Bracing Regulatory Readiness
Regulatory AI-readiness requires global AI-specific legislation. Enterprises can prepare for AI-readiness by:
- Managing Personally Identifiable Information (PII) through the use of Privacy-Enhancing Technologies (PETs). This minimizes collection and mitigates risks, while ensuring data protection even without disrupting data utility. It also allows enterprises to use the data while maintaining strict AI compliance.
- The classification of AI use cases into high-risk and low-risk categories by implementing governance controls, such as Human-in-the-Loop (HIL) reviews for high-risk applications.
Data Quality Control
It is important to have a robust enterprise data strategy to ensure AI models comply with AI data governance. Some of the approaches include:
- Integrating pre-processing quality checks to identify datasets with low demographic representation to reduce bias before the AI is trained
- Using tools for monitoring any changes in the statistical properties of the data fed compared to the training data, thereby preventing inaccurate real-time predictions
Implementation of Data Governance by CXO
A CXO plays a pivotal role in implementing responsible AI data governance. The implementation requires cross-functional collaboration, the development of a governance framework, the definition of the executive mandate, and the mandate for AI data governance training.
How Does InApp AI-Readiness Sprint Bridge the Governance Gap?
Enterprises may encounter difficulties when transitioning to AI-ready governance, which requires expertise to ensure a smooth intersection of architecture, an unbiased algorithm, and robust security. This is where the InApp AI-readiness sprint comes to the rescue.
AI- Readiness Sprint, a Practical, Expert-Led Solution
The InApp AI-readiness sprint is a 6-week, fixed-scope strategic engagement designed to help businesses plan AI adoption faster and smarter. While doing so, the experts consider constant development or expansion of the business and measure ROI.
Here’s how InApp sprint helps businesses get ready for AI:
Step 1- The sprint identifies the challenges the CXOs face in shifting AI-readiness governance. We also assess if the business is AI-ready in terms of talent and technology, and suggest technological changes needed to enable AI.
Step 2- The team then helps with understanding low-risk/high-impact starting points for AI adoption, which minimizes the risk of failure and ensures AI investments deliver high-value outcomes.

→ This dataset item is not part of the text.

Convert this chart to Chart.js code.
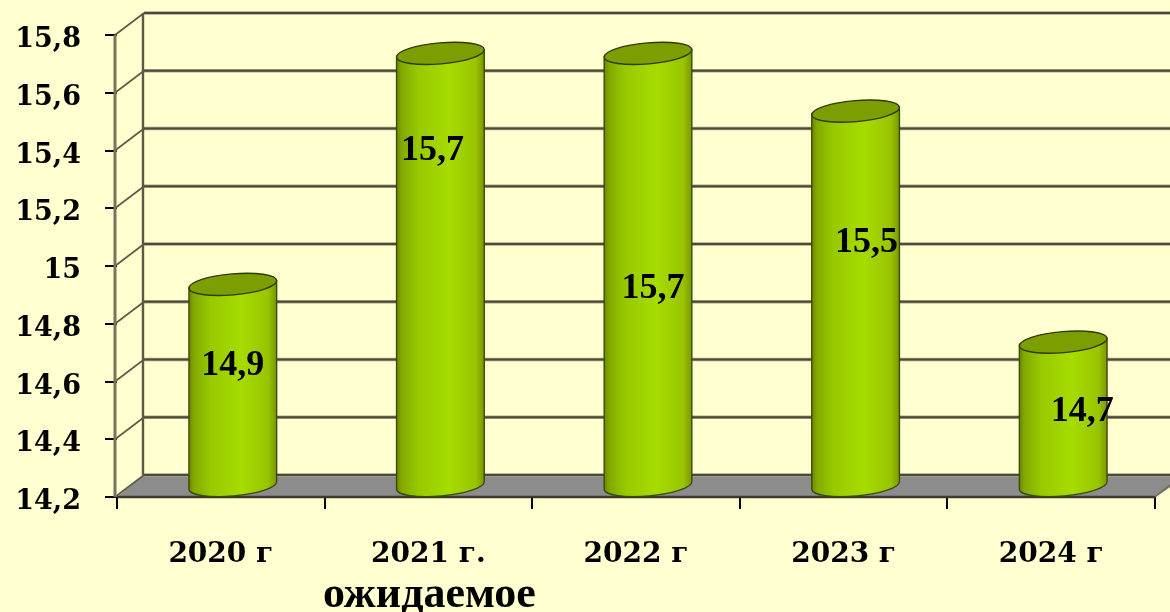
<!DOCTYPE html>
<html><head><meta charset="utf-8">
<style>html,body{margin:0;padding:0;background:#FFFFCF}canvas{display:block}</style>
<script src="https://cdn.jsdelivr.net/npm/chart.js@4"></script></head>
<body><canvas id="c" width="1170" height="612"></canvas>
<script>
const categories = ['2020 г', '2021 г.', '2022 г', '2023 г', '2024 г'];
const subLabels = ['', 'ожидаемое', '', '', ''];
const values = [14.9, 15.7, 15.7, 15.5, 14.7];
const valueLabels = ['14,9', '15,7', '15,7', '15,5', '14,7'];
const labelShiftX = [0, -8, 5, 11, 19];
const labelShiftY = [-19, -119, 19, -56, -2];
const yMin = 14.2, yMax = 15.8, yStep = 0.2;

const DEPTH_X = 27, DEPTH_Y = -22, BAR_X = 12, BAR_Y = -10.5, RX = 44, RY = 10.5, TILT = -5 * Math.PI / 180;
const SERIF = '"Liberation Serif"', TICKSERIF = '"DejaVu Serif"';

Chart.BarElement.prototype.draw = function (ctx) {
  const cx = this.x + BAR_X, top = this.y + BAR_Y, base = this.base + BAR_Y;
  const g = ctx.createLinearGradient(cx - RX, 0, cx + RX, 0);
  g.addColorStop(0, '#6a8600'); g.addColorStop(0.06, '#83a900'); g.addColorStop(0.25, '#98ca00');
  g.addColorStop(0.6, '#a6dc00'); g.addColorStop(0.9, '#98c400'); g.addColorStop(1, '#7a9800');
  const dx = RX * Math.cos(TILT), dy = RX * Math.sin(TILT);
  ctx.save();
  ctx.beginPath();
  ctx.moveTo(cx - dx, top - dy);
  ctx.lineTo(cx - dx, base - dy);
  ctx.ellipse(cx, base, RX, RY, TILT, Math.PI, 0, true);
  ctx.lineTo(cx + dx, top + dy);
  ctx.closePath();
  ctx.fillStyle = g; ctx.fill();
  ctx.strokeStyle = '#3c4a08'; ctx.lineWidth = 1.4; ctx.stroke();
  ctx.beginPath();
  ctx.ellipse(cx, top, RX, RY, TILT, 0, Math.PI * 2);
  ctx.fillStyle = '#7c9e00'; ctx.fill();
  ctx.strokeStyle = '#2f3a06'; ctx.lineWidth = 1.4; ctx.stroke();
  ctx.restore();
};

const walls = {
  id: 'walls',
  beforeDatasetsDraw(chart) {
    const { ctx, chartArea: a, scales: { y } } = chart;
    const line = (x1, y1, x2, y2, w, col) => {
      ctx.beginPath(); ctx.moveTo(x1, y1); ctx.lineTo(x2, y2);
      ctx.lineWidth = w; ctx.strokeStyle = col; ctx.stroke();
    };
    ctx.save();
    ctx.beginPath();
    ctx.moveTo(a.left, a.bottom); ctx.lineTo(a.left + DEPTH_X, a.bottom + DEPTH_Y);
    ctx.lineTo(1190, a.bottom + DEPTH_Y); ctx.lineTo(a.right, a.bottom); ctx.closePath();
    ctx.fillStyle = '#8c8c8c'; ctx.fill();
    y.ticks.forEach(t => {
      const py = y.getPixelForValue(t.value);
      line(a.left + DEPTH_X, py + DEPTH_Y, 1170, py + DEPTH_Y, 3.4, '#a5a58a');
      line(a.left + DEPTH_X, py + DEPTH_Y, 1170, py + DEPTH_Y, 2, '#4a4a36');
      line(a.left - 2, py, a.left + DEPTH_X, py + DEPTH_Y, 1.6, '#5a5a44');
    });
    line(a.left + DEPTH_X - 1, a.top + DEPTH_Y, a.left + DEPTH_X - 1, a.bottom + DEPTH_Y, 2.4, '#5a5a44');
    line(a.left - 2, a.top, a.left - 2, a.bottom, 3, '#76765c');
    line(a.left, a.bottom, a.right, a.bottom, 2.4, '#3a3a30');
    line(a.right, a.bottom, 1170, a.bottom - 12, 1.6, '#6a6a50');
    ctx.restore();
  },
  afterDatasetsDraw(chart) {
    const { ctx, scales: { x } } = chart;
    const meta = chart.getDatasetMeta(0);
    ctx.save();
    ctx.fillStyle = '#000'; ctx.textAlign = 'center'; ctx.textBaseline = 'middle';
    ctx.font = 'bold 36px ' + SERIF;
    meta.data.forEach((bar, i) => {
      const mid = (bar.y + bar.base) / 2 + BAR_Y;
      ctx.fillText(valueLabels[i], bar.x + BAR_X + labelShiftX[i], mid + labelShiftY[i]);
    });
    ctx.font = 'bold 44px ' + SERIF;
    subLabels.forEach((s, i) => { if (s) ctx.fillText(s, x.getPixelForValue(i) + 1, 596); });
    ctx.restore();
  }
};

new Chart(document.getElementById('c'), {
  type: 'bar',
  data: { labels: categories, datasets: [{ data: values, base: yMin, barThickness: 88, backgroundColor: '#9ccf00', clip: false }] },
  plugins: [walls],
  options: {
    responsive: false, animation: false,
    layout: { padding: { top: 35, right: 15, left: 0, bottom: 0 } },
    plugins: { legend: { display: false }, tooltip: { enabled: false } },
    scales: {
      x: {
        afterFit(s) { s.height = 115; s.paddingLeft = 0; s.paddingRight = 0; },
        grid: { display: true, drawOnChartArea: false, drawTicks: true, tickLength: 12, color: '#000', lineWidth: 2 },
        border: { display: false },
        ticks: { padding: 29, maxRotation: 0, color: '#000', font: { family: TICKSERIF, weight: 'bold', size: 28 } }
      },
      y: {
        min: yMin, max: yMax,
        afterFit(s) { s.width = 117; s.paddingTop = 0; s.paddingBottom = 0; },
        grid: { display: true, drawOnChartArea: false, drawTicks: true, tickLength: 12, color: '#000', lineWidth: 2 },
        border: { display: false },
        ticks: {
          stepSize: yStep, padding: 24, labelOffset: 5, color: '#000', font: { family: TICKSERIF, weight: 'bold', size: 27 },
          callback: v => String(Math.round(v * 10) / 10).replace('.', ',')
        }
      }
    }
  }
});
</script></body></html>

Step 3- The team offers a tailor-made implementation proposal with detailed scope, phases, and timelines. The proposal would include a framework for modernizing data pipelines, quality controls, and AI compliance.
As a dedicated modernization partner, the InApp AI-readiness sprint helps mid-sized and enterprise teams gain the momentum required to join the ranks of data-driven companies.
Conclusion: Unlock the Power of Data
The future belongs to enterprises that harness the power of data. According to a survey conducted by PwC, “Data-driven organizations are three times more likely to report improvements in decision-making.” By embracing AI data governance, an enterprise can move one step closer to achieving its desired milestone.